» Objective:
Repeat exactly the stretch of lines from the line containing "What Plotly.js code" through the line containing "const colors = ['#ff0000', '#0000ff'];", both included, and nothing else.

Entries with chart source code
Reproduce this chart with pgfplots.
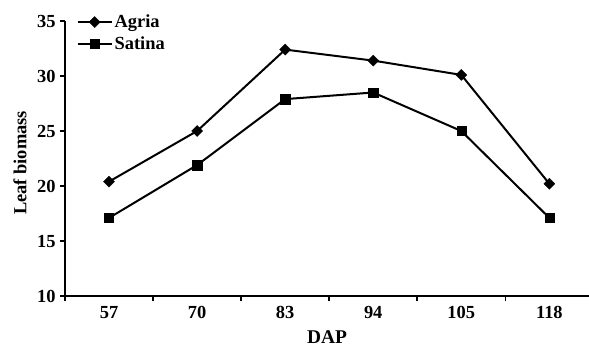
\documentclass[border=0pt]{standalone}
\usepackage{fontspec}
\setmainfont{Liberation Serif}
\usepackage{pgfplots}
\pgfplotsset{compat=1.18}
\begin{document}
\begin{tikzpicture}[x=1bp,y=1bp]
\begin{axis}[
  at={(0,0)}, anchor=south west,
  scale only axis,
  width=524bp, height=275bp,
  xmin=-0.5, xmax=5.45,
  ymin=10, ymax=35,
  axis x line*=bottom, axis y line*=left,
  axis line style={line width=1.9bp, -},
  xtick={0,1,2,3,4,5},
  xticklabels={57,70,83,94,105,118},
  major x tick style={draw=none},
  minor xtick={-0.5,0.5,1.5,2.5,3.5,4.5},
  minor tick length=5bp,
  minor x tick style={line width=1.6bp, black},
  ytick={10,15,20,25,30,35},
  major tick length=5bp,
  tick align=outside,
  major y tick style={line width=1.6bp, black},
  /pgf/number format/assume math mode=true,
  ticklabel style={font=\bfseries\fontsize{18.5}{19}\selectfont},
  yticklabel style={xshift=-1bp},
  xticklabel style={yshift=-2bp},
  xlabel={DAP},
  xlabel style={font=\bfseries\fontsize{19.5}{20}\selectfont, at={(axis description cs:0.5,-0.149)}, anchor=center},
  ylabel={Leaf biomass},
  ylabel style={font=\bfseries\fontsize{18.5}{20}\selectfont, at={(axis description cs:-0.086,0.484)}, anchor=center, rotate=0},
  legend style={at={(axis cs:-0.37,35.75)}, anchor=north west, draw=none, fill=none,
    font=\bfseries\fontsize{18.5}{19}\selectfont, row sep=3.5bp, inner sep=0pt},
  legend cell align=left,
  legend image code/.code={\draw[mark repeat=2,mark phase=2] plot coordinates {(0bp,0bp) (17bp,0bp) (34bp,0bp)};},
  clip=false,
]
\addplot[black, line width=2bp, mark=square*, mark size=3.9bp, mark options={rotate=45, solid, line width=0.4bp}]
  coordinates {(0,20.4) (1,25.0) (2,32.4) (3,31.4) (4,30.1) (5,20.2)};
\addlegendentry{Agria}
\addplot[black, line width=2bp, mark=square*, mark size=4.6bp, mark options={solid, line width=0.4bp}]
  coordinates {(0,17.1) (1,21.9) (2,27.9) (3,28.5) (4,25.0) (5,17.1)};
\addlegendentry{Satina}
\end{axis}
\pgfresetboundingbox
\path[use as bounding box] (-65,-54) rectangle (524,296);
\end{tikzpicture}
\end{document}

* * *

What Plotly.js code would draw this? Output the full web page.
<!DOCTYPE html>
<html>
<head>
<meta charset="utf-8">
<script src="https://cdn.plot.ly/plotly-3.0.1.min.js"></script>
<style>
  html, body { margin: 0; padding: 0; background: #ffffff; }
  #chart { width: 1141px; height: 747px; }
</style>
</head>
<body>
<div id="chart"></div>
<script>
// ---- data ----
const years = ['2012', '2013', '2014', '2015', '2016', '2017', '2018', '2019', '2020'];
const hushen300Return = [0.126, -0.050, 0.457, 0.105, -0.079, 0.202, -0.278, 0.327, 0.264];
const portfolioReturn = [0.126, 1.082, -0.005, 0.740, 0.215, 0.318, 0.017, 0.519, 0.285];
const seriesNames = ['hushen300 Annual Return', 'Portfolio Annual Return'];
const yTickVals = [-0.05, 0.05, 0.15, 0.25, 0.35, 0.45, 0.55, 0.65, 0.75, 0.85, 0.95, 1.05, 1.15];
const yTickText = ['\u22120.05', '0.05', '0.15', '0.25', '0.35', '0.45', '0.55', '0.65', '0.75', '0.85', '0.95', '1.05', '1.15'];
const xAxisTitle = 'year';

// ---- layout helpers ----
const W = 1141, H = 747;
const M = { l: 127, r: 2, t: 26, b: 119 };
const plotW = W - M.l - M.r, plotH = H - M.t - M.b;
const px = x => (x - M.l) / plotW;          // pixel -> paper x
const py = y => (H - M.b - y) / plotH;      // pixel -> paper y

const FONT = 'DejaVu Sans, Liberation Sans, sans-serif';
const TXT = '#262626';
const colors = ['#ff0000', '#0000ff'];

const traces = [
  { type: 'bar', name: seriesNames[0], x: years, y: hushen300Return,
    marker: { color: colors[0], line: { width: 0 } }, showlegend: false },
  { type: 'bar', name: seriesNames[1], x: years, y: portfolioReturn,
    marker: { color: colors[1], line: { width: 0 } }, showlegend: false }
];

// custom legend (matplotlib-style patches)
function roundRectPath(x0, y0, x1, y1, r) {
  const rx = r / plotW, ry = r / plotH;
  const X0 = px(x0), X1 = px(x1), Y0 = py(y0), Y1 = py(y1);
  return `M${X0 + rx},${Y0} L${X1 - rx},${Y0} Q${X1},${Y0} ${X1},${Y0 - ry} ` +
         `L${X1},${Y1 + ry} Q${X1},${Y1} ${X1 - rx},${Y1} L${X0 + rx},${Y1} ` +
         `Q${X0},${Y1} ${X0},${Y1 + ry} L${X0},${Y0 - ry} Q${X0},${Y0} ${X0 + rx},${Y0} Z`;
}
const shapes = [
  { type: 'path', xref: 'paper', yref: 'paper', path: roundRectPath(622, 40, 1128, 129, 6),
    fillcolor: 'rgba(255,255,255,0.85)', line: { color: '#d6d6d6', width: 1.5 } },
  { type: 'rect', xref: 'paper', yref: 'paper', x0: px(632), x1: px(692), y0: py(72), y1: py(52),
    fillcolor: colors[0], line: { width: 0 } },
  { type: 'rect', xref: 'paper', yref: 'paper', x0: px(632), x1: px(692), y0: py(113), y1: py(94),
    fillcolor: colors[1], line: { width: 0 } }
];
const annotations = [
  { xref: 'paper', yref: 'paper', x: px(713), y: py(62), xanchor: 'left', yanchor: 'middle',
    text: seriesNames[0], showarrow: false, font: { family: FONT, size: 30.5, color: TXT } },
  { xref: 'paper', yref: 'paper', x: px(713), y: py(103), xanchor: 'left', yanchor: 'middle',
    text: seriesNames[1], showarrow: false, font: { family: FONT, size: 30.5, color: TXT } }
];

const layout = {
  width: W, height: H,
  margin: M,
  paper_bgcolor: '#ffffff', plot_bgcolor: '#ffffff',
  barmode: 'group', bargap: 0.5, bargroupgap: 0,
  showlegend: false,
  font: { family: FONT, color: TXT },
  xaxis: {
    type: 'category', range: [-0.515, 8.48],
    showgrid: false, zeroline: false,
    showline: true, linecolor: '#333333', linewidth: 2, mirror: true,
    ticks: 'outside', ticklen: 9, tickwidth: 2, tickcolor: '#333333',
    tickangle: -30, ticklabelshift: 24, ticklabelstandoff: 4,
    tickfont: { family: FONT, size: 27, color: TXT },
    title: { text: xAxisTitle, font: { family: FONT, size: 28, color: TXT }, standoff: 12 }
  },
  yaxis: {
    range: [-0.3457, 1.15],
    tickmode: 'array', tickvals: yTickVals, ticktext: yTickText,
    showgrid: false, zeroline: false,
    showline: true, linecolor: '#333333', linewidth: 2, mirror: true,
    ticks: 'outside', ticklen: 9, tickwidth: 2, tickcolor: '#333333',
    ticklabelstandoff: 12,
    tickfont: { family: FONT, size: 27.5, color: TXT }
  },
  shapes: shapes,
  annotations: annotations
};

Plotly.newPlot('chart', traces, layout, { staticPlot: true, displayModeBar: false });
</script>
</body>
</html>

» Answer in full:
What Plotly.js code would draw this? Output the full web page.
<!DOCTYPE html>
<html>
<head>
<meta charset="utf-8">
<script src="https://cdn.plot.ly/plotly-3.0.1.min.js"></script>
<style>
  html, body { margin: 0; padding: 0; background: #ffffff; }
  #chart { width: 1141px; height: 747px; }
</style>
</head>
<body>
<div id="chart"></div>
<script>
// ---- data ----
const years = ['2012', '2013', '2014', '2015', '2016', '2017', '2018', '2019', '2020'];
const hushen300Return = [0.126, -0.050, 0.457, 0.105, -0.079, 0.202, -0.278, 0.327, 0.264];
const portfolioReturn = [0.126, 1.082, -0.005, 0.740, 0.215, 0.318, 0.017, 0.519, 0.285];
const seriesNames = ['hushen300 Annual Return', 'Portfolio Annual Return'];
const yTickVals = [-0.05, 0.05, 0.15, 0.25, 0.35, 0.45, 0.55, 0.65, 0.75, 0.85, 0.95, 1.05, 1.15];
const yTickText = ['\u22120.05', '0.05', '0.15', '0.25', '0.35', '0.45', '0.55', '0.65', '0.75', '0.85', '0.95', '1.05', '1.15'];
const xAxisTitle = 'year';

// ---- layout helpers ----
const W = 1141, H = 747;
const M = { l: 127, r: 2, t: 26, b: 119 };
const plotW = W - M.l - M.r, plotH = H - M.t - M.b;
const px = x => (x - M.l) / plotW;          // pixel -> paper x
const py = y => (H - M.b - y) / plotH;      // pixel -> paper y

const FONT = 'DejaVu Sans, Liberation Sans, sans-serif';
const TXT = '#262626';
const colors = ['#ff0000', '#0000ff'];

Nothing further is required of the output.